Amtrak’s senior vice president for high-speed rail development programs, Andy Byford, told Bloomberg earlier this year that the 240-mile Dallas-to-Houston corridor is ideal for high-speed rail, saying “the potential ridership is huge.” And though the local political will is there, getting the Texas Legislature to pony up funding for it might be difficult.

Federal funding is there, with $66 billion in the 2021 Infrastructure Investment and Jobs Act set aside specifically for rail projects across the country – but Texas must pony up 20 percent of the cost to access it and has already missed out on $19 billion in federal funds because the Legislature hasn’t put a system in place to match them, Brown said. In 2017, the Legislature passed a law banning state funds from being used for “high-speed rail operated by a private entity,” and the Texas Department of Transportation seems set on a car-centric future – several state constitutional amendments stipulate that transportation funding has to go toward roads. 
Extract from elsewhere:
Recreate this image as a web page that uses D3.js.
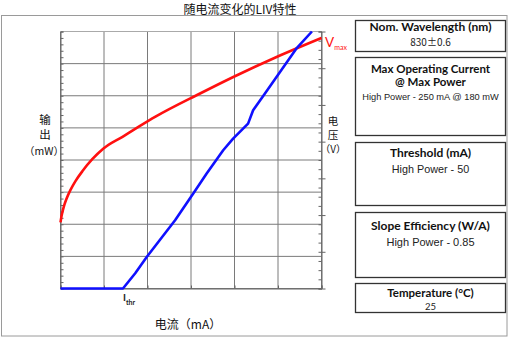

That means funding might have to come from a mix of different private investors, strategies which members of the Texas Passenger Rail Advisory Committee – started by Brown and Sakai, and bringing together rail advocates and local officials – discussed on the train ride to Austin. Still, Brown urged during the press conference that the cost to the state would be worth it, saying that “by reallocating a small portion of our state budget surplus, we can modernize our transportation system to give our commuters another option here in Texas and make it safer, more efficient and more reliable to travel. There’s going to be 8 million people in this region by 2050. If we don’t have great passenger rail service by then, we’re going to be walking.”